C'est qu'elle est vicieuse la bestiole. Certainement autant que pouvait l'être Dirt (des « Never Fade » ou « So Far Under » n'auraient pas fait tache s'ils y avaient figuré). Avec ce même feeling marquant et intact que l'éponyme (outre « Maybe » cité précédemment, on pourra citer comme un petit quelque chose sur « Red Giant » qui fera penser à « Grind »). Tout en prouvant encore une fois – et sans doute définitivement tant c'est d'autant plus équivoque ici – à quel point le duo Cantrell et DuVall fonctionne, tant sur les six-cordes que dans l'alchimie vocale. C'est que Rainier Fog parviendrait presque à nous faire oublier ce pauvre Staley tant il place Alice In Chains dans une phase d'aboutissement. En espérant que ce ne soit pas forcément ultime, même s'il est compliqué d'imaginer que le combo puisse mieux faire dans le futur.

photo de Margoth
le 30/10/2018

4 COMMENTAIRES

pidji

pidji le 30/10/2018 à 08:18:07

Raaah j'arrive pas à entrer dedans... En fait depuis "Black Gives Way to Blue" que j'avais adoré, la suite m'enchante moins, bizarrement.

Dams

Dams le 30/10/2018 à 23:09:01

Ooooooh oui ! Le Alice nouveau est magnifique, la symbiose entre Cantrell et Duval est parfaite. La page Layne est tournée. Mais comme tu le dis, il va être compliqué de faire mieux....

k@udio

k@udio le 20/11/2018 à 12:49:40

De la resucée depuis l 'album 4 ,éponyme.ou tripod .en moins bien forcément .mais on écoute toujours alice in chains ..duvall est pas mal au chant , mais n' aura jamais l 'aura d un stanley ..le nouvel alice sera du sous alice quoiqu' il advienne ...à moins de sortir un album extraordinaire comme jar of flies / sap .. pour nous sortir de notre léthargie de créativité métallistique ..

nephilim

nephilim le 04/10/2019 à 08:31:38

J'avais perdu de vue Alice in chains depuis... DIRT !!! autant dire depuis un bail.
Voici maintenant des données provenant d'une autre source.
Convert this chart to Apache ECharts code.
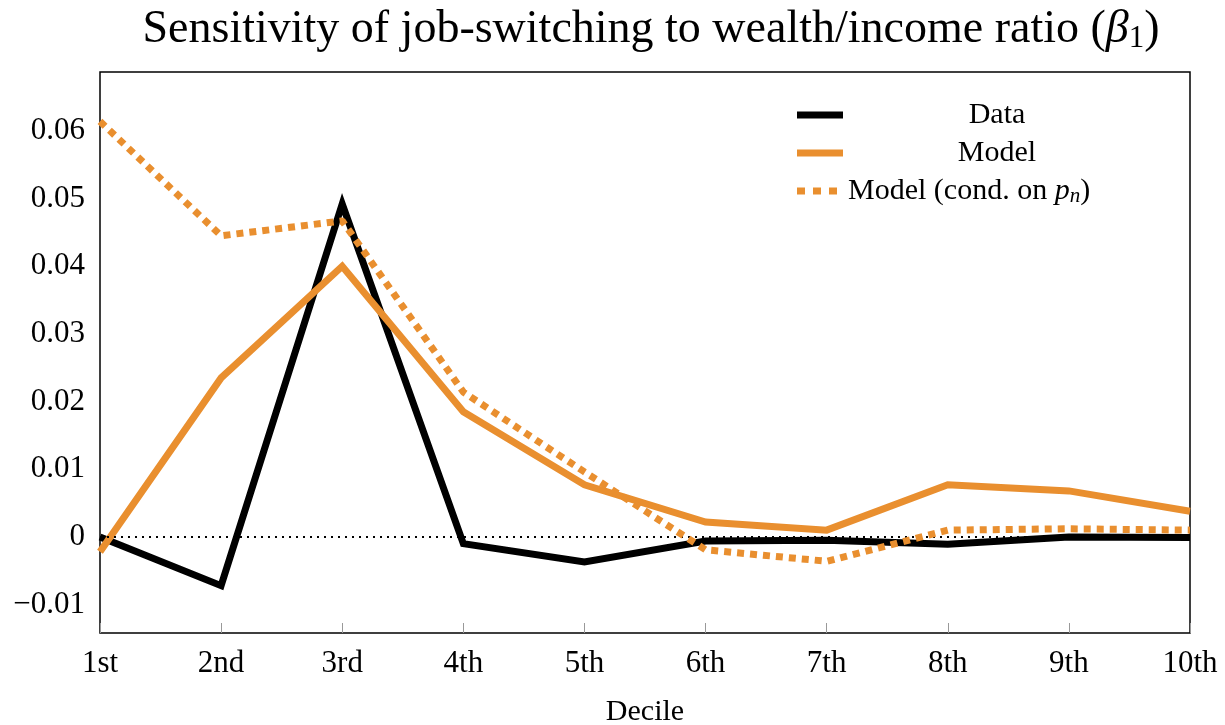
<!DOCTYPE html>
<html>
<head>
<meta charset="utf-8">
<script src="https://cdn.jsdelivr.net/npm/echarts@6/dist/echarts.min.js"></script>
<style>
  html, body { margin: 0; padding: 0; background: #fff; }
  #chart { width: 1225px; height: 725px; }
</style>
</head>
<body>
<div id="chart"></div>
<script>
const deciles = ['1st', '2nd', '3rd', '4th', '5th', '6th', '7th', '8th', '9th', '10th']
const dataValues = [0.0, -0.0072, 0.0492, -0.0010, -0.0037, -0.0006, -0.0005, -0.0011, 0.0, -0.0001]
const modelValues = [-0.0022, 0.0235, 0.0400, 0.0185, 0.0077, 0.0022, 0.0010, 0.0077, 0.0068, 0.0038]
const modelCondValues = [0.0614, 0.0445, 0.0467, 0.0214, 0.0096, -0.0019, -0.0036, 0.0010, 0.0012, 0.0010]
const yTicks = [-0.01, 0, 0.01, 0.02, 0.03, 0.04, 0.05, 0.06]

const orange = '#E98F2F'
const font = 'Liberation Serif'

const chart = echarts.init(document.getElementById('chart'))

const fmtY = (v) => {
  if (Math.abs(v) < 1e-9) return '0'
  return v.toFixed(2).replace('-', '\u2212')
}

chart.setOption({
  animation: false,
  textStyle: { fontFamily: font },
  title: {
    text: 'Sensitivity of job-switching to wealth/income ratio ({i|β}{s|1})',
    left: 646,
    textAlign: 'center',
    top: 1,
    textStyle: {
      fontFamily: font,
      fontSize: 46,
      fontWeight: 'normal',
      color: '#000',
      rich: {
        i: { fontFamily: font, fontSize: 46, fontStyle: 'italic', color: '#000' },
        s: { fontFamily: font, fontSize: 31, color: '#000', padding: [17, 0, 0, 0] }
      }
    }
  },
  legend: {
    orient: 'vertical',
    left: 792,
    top: 95,
    itemWidth: 46,
    itemHeight: 7,
    itemGap: 8,
    selectedMode: false,
    formatter: (name) => {
      if (name === 'cond') return '{t|Model (cond. on }{i|p}{s|n}{t|)}'
      return '{c|' + name + '}'
    },
    textStyle: {
      fontFamily: font,
      fontSize: 30,
      color: '#000',
      rich: {
        c: { fontFamily: font, fontSize: 30, color: '#000', width: 298, align: 'center' },
        t: { fontFamily: font, fontSize: 30, color: '#000' },
        i: { fontFamily: font, fontSize: 30, color: '#000', fontStyle: 'italic' },
        s: { fontFamily: font, fontSize: 21, color: '#000', fontStyle: 'italic', padding: [11, 0, 0, 0] }
      }
    },
    data: [
      { name: 'Data', icon: 'rect' },
      { name: 'Model', icon: 'rect' },
      { name: 'cond', icon: 'path://M0,0h8v7h-8z M16,0h8v7h-8z M32,0h8v7h-8z M46,0h0v7h0z' }
    ]
  },
  grid: {
    left: 100,
    right: 35,
    top: 72,
    bottom: 92,
    outerBoundsMode: 'none',
    show: true,
    borderColor: '#000',
    borderWidth: 1.5
  },
  xAxis: {
    type: 'category',
    data: deciles,
    boundaryGap: false,
    name: 'Decile',
    nameLocation: 'middle',
    nameGap: 64,
    nameTextStyle: { fontFamily: font, fontSize: 30, color: '#000' },
    axisLine: { show: false, onZero: false },
    axisTick: { inside: true, length: 10, lineStyle: { color: '#999', width: 1 } },
    axisLabel: { margin: 15, fontFamily: font, fontSize: 31, color: '#000' },
    splitLine: { show: false }
  },
  yAxis: {
    type: 'value',
    min: -0.0142,
    max: 0.0687,
    axisLine: { show: false },
    axisTick: { inside: true, length: 10, customValues: yTicks, lineStyle: { color: '#999', width: 1 } },
    axisLabel: {
      customValues: yTicks,
      margin: 15,
      fontFamily: font,
      fontSize: 31,
      color: '#000',
      formatter: fmtY
    },
    splitLine: { show: false }
  },
  series: [
    {
      name: 'Data',
      type: 'line',
      data: dataValues,
      symbol: 'none',
      lineStyle: { color: '#000', width: 7, join: 'miter' },
      itemStyle: { color: '#000' },
      z: 3,
      markLine: {
        silent: true,
        symbol: 'none',
        label: { show: false },
        lineStyle: { color: '#000', width: 2, type: [2, 5] },
        data: [{ yAxis: 0 }]
      }
    },
    {
      name: 'Model',
      type: 'line',
      data: modelValues,
      symbol: 'none',
      lineStyle: { color: orange, width: 7, join: 'miter' },
      itemStyle: { color: orange },
      z: 4
    },
    {
      name: 'cond',
      type: 'line',
      data: modelCondValues,
      symbol: 'none',
      lineStyle: { color: orange, width: 7, type: [7, 6], cap: 'butt' },
      itemStyle: { color: orange },
      z: 5
    }
  ]
})
</script>
</body>
</html>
Je l'écoute par contre de temps en temps avec à chaque fois autant de frissons sur certaine chansons. Et là je découvre rainer Fog : j'avoue accrocher après 2 écoutes. Rainer Fog flirte avec le métal mais le son Grunge est toujours là et je crois bien que plusieurs morceaux auraient pû être présents à la "grande époque" du Grunge : effectivement le duo des chanteurs Cantrell / Duval reprend la signature Alice in Chains. Et quels sons de guitares !!!